Once I was a clever boy learning the arts of Oxford... is a quotation from the verses written by Bishop Richard Fleming (c.1385-1431) for his tomb in Lincoln Cathedral. Fleming, the founder of Lincoln College in Oxford, is the subject of my research for a D. Phil., and, like me, a son of the West Riding.

I have remarked in the past that I have a deeply meaningful on-going relationship with a dead fifteenth century bishop...
It was Fleming who, in effect, enabled me to come to Oxford and to learn its arts, and for that I am immensely grateful.


Wednesday, 3 November 2010

St Winefride

Today is the feast day of St Winefride.

St Winefride (or St. Gwenfrewi as she was known in Wales) was a seventh century saint The daughter of a Welsh prince she had taken a vow of celibacy. A young nobleman called Caradoc refused to accept her vows and pursued her. She fled but he caught up with her and cut her head off with his sword. St Winefride's head then rolled to a spot near her church where her uncle, St Beuno, was at prayer. A spring gushed forth from this spot while nearby Caradoc fell to the ground which opened and swallowed him. St Beuno replaced the girl's head on her shoulders and she lived. She died fifteen years later, c.660, as the Abbess of a nunnery in Gwytherin.

Her main devotional site is at the eponymous Holywell in Flintshire. Almost alone amongst English and Welsh shrines it remained a place of pilgrimage after the reformation. Thus King James II and Queen Maria Beatice were able to follow in the footsteps of King Henry V to pray at the well. On the eve of the Gunpowder Plot a group of Catholics led by Fr Henry Garnet S.J. were able to go there on pilgrimage. It remained a place of pilgrimage throughout the recusant period

The present shrine chapel was built by the great Lady Margaret Beaufort at the end of the fifteenth century.


St Winefride's Well

Image from Wikipedia

Holywell is a remarkable and precious survival of medieval piety into the post-reformation and modern eras.

The illustrated website of the shrine is here
and there is a Wikipedia article about it here, again with illustrations.


I visited Holywell as a seven year old and, unfortunately do not recall much about it, other than being in the rather dark and dank atmosphere around the pool at the well-head. It is a place I would very much like to go back and visit again.

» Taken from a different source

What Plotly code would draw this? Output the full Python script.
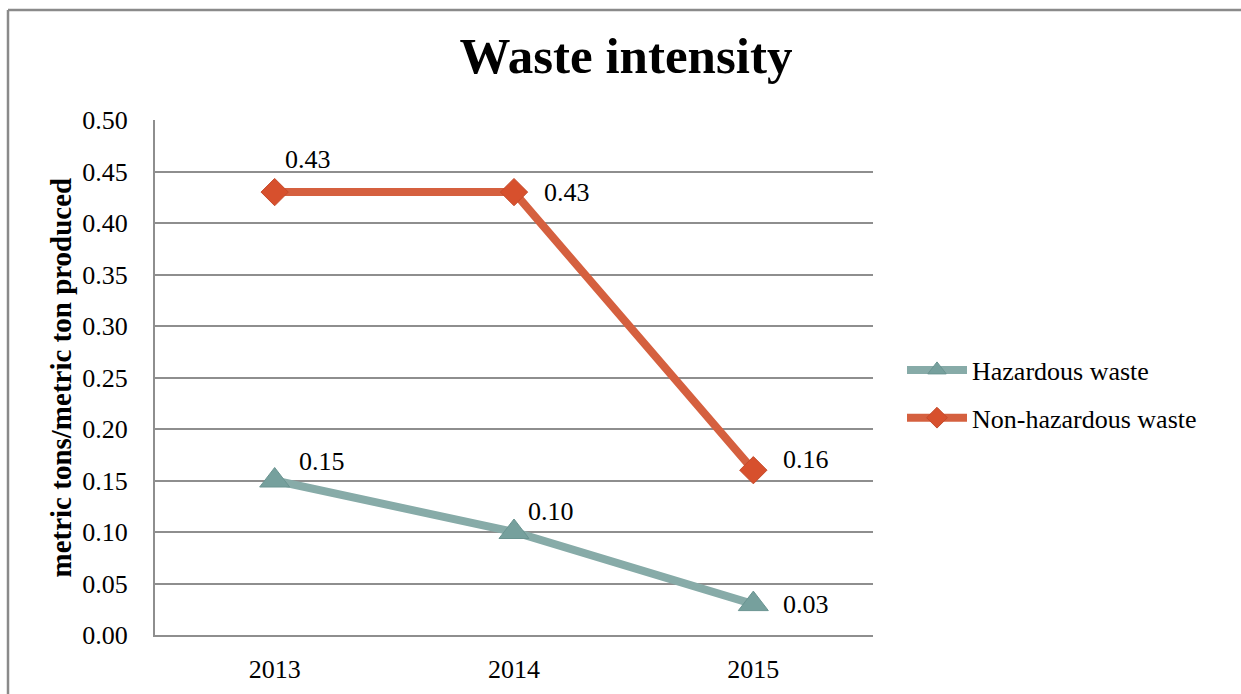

In 1138 St Winefride's bones were taken from Gwytherin to the abbey of SS Peter and Paul at Shrewsbury. The first of Ellis Peters' Br Cadfael novels A Morbid Taste for Bones is written around this. Regrettably perhaps Shrewsbury Abbey is now better known for the fictional Cadfael than for St Winefride. The novels are pleasant enough, but historically leave something to be desired. Ellis Peters may have written good detective stories, but I do n't think she was that well informed about the medieval Church.

I gather from a website that there is also a well named after St Winefride in the hamlet of Woolston near Oswestry in Shropshire. It is thought that on the way to Shrewsbury Winefride's body was laid here overnight and a spring sprang up out of the ground. The water is supposed to have healing powers and be good at healing bruises, wounds and broken bones. The well is covered by a fifteenth century half-timbered cottage. The water flows through a series of stone troughs and into a large pond, which then flows into a stream. The cottage is in a quiet, peaceful setting in the middle of the countryside, and is maintained by the Landmark Trust.

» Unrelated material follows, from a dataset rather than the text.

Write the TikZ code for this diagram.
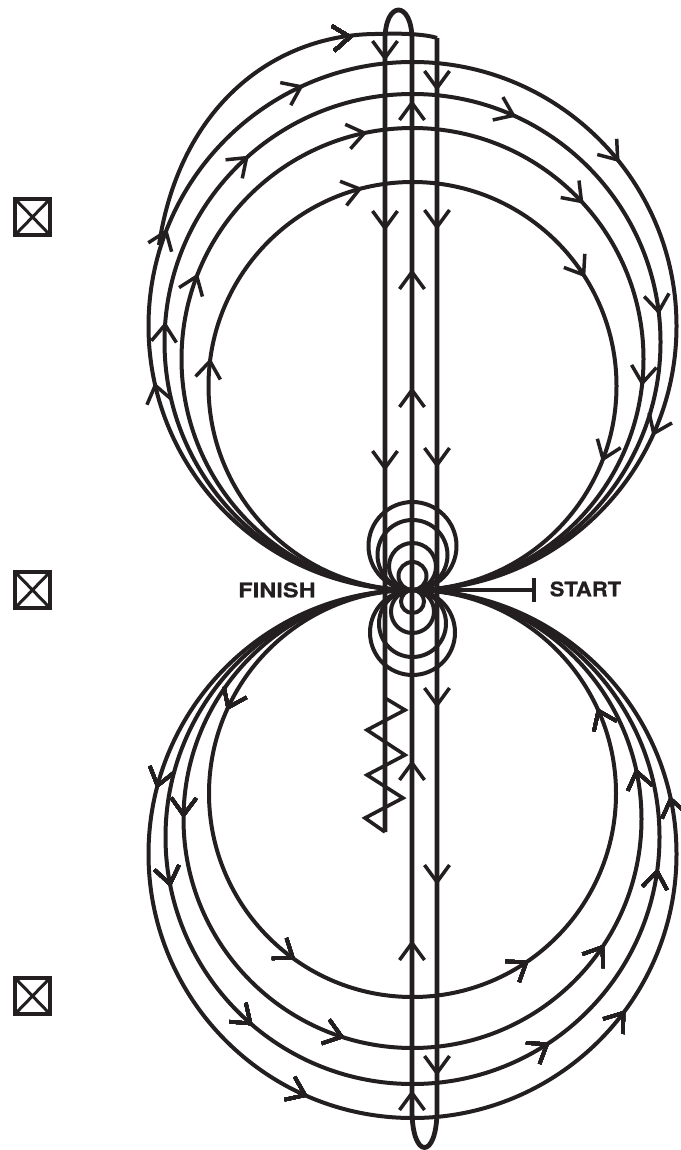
\documentclass[tikz,border=0pt]{standalone}
\usepackage{fontspec}
\usepackage{xcolor}
\setsansfont{TeX Gyre Heros}
\definecolor{inkblack}{HTML}{231F20}
\newcommand{\hubx}{412.5}
\newcommand{\huby}{590}
% chevron on an upper turn (clockwise), radius #1, angle #2
\newcommand{\uparc}[2]{\draw[tipline,shift={(\hubx,\huby-#1)},rotate=#2,shift={(#1 pt,0pt)}] (-12.5pt,17pt) -- (0pt,0pt) -- (12.5pt,17pt);}
% chevron on a lower turn (counter clockwise)
\newcommand{\lowarc}[2]{\draw[tipline,shift={(\hubx,\huby+#1)},rotate=#2,shift={(#1 pt,0pt)}] (-12.5pt,-17pt) -- (0pt,0pt) -- (12.5pt,-17pt);}
\begin{document}
\begin{tikzpicture}[x=1pt,y=-1pt]
\tikzstyle{wire}=[draw=inkblack,line width=4pt]
\tikzstyle{stem}=[draw=inkblack,line width=4.8pt]
\tikzstyle{tipline}=[draw=inkblack,line width=3.5pt,miter limit=4]
\tikzstyle{zigzag}=[draw=inkblack,line width=3.6pt,line join=miter]
\tikzstyle{tag}=[inkblack,font=\sffamily\bfseries\addfontfeature{FakeBold=0.7}\fontsize{20}{20}\selectfont,inner sep=0pt,transform shape]
\useasboundingbox (0,0) rectangle (680,1150);
\coordinate (hub) at (\hubx,\huby);
\coordinate (startbar) at (534,590);
\coordinate (corner) at (437,38);
\coordinate (toptail) at (375,34);
\coordinate (merge) at (159,245);

% large turns
\foreach \rad in {204,231,248,264}
  \draw[wire] (\hubx,\huby-\rad) circle (\rad pt);
\foreach \rad in {203.5,229,247,264}
  \draw[wire] (\hubx,\huby+\rad) circle (\rad pt);
% small turns
\foreach \rad in {44,35,23.5,14}
  \draw[wire] (\hubx,\huby-\rad) circle (\rad pt);
\foreach \rad in {42.5,33.5,21.5,11.5}
  \draw[wire] (\hubx,\huby+\rad) circle (\rad pt);

% last turn into the right leg
\draw[wire] (merge) .. controls (180,105) and (275,35) .. (toptail) .. controls (400,33) and (425,34) .. (corner);
% legs
\draw[stem,line join=round] (corner) -- (437,1110) .. controls (437,1160) and (412,1160) .. (412,1110)
  -- (412,40) .. controls (412,0) and (385,0) .. (385,40) -- (385,832);
\draw[zigzag] (385,832) -- (365,818) -- (403,798) -- (367,775) -- (405,755) -- (367,730) -- (405,710) -- (385,698);

% start
\draw[stem] (hub) -- (startbar);
\draw[stem] (534,578) -- (534,602);
\node[tag,xscale=1.1] (startlabel) at (585.5,589) {START};
\node[tag,xscale=1.18] (finishlabel) at (277,590) {FINISH};

% arrows on the turns
\foreach \rad/\ang in {204/105,204/173,204/33,204/-21,
  231/102,231/159,231/43,231/-6,
  248/132,248/176,248/66,248/7,
  264/115,264/159,264/193,264/39,264/-24}
  \uparc{\rad}{\ang}
\foreach \rad/\ang in {203.5/155,203.5/234,203.5/-56,203.5/24,
  229/179,229/252,229/-34,229/12,
  247/191,247/229,247/-57,247/-8,
  264/165,264/246,264/-37,264/12}
  \lowarc{\rad}{\ang}
\draw[tipline,shift={(350,37)},rotate=-85] (-12.5pt,-17pt) -- (0pt,0pt) -- (12.5pt,-17pt);

% arrows on the legs
\foreach \ypos in {58,228,468}
  \draw[tipline] (372.5,\ypos-17) -- (385,\ypos) -- (397.5,\ypos-17);
\foreach \ypos in {103,272,390,763,943,1093}
  \draw[tipline] (399.5,\ypos+17) -- (412,\ypos) -- (424.5,\ypos+17);
\foreach \ypos in {88,227,465,705,882,1073}
  \draw[tipline] (424.5,\ypos-17) -- (437,\ypos) -- (449.5,\ypos-17);

% boxes
\foreach \ypos in {217,590,996}{
  \draw[stem] (15,\ypos-18) rectangle (50,\ypos+18);
  \draw[draw=inkblack,line width=3pt] (15,\ypos-18) -- (50,\ypos+18) (50,\ypos-18) -- (15,\ypos+18);
}
\end{tikzpicture}
\end{document}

There is also another place where her body was laid and a spring sprang up. Holywell farm midway between Tattenhall and Clutton, Cheshire. There is a spring in the garden of this non working farm which supplies two houses with their drinking water.

Remains of St Winefride's shrine still exist in the abbey church at Shrewsbury, of which the nave, west tower and north porch are medieval; the truncated transepts and sanctuary are nineteenth century, the work of J.L. Pearson. In the abbey are surviving medieval depictions of SS Winefride and Beuno.


File:ShrewsburyAbbey.JPG

Shrewsbury Abbey today

http://www.britannia.com/church/studies/images/shrewrecon.jpg
A reconstruction of Shrewsbury abbey in the late middle ages

Image from Britannia.com

This slightly awkward reconstruction gives some idea of the possible appearance of the abbey on the eve of the dissolution.





1 comment:

  1. Gwenfrewi as she was known in Wales

    Also "Gwenffrwd"

    Almost alone amongst English and Welsh shrines it remained a place of pilgrimage after the reformation

    Many Welsh holy sites remained places of pilgrimage until the late eighteenth century, when the spread of protestant nonconformity killed off the folk Catholicism that had proved surprisingly resilient (though actual recusancy was uncommon).

    Even though the actual shrines had long been destroyed people continued to visit their sites. One suspects that the clergy, tho' officially disapproving, turned a blind eye because their churches needed the money that came from the pilgrims' offerings!

    Thus in a Welsh context S. Winifred's Well, is exceptional rather for its wide renown and the numbers that went there, than for the mere fact that it remained a place of pilgrimage.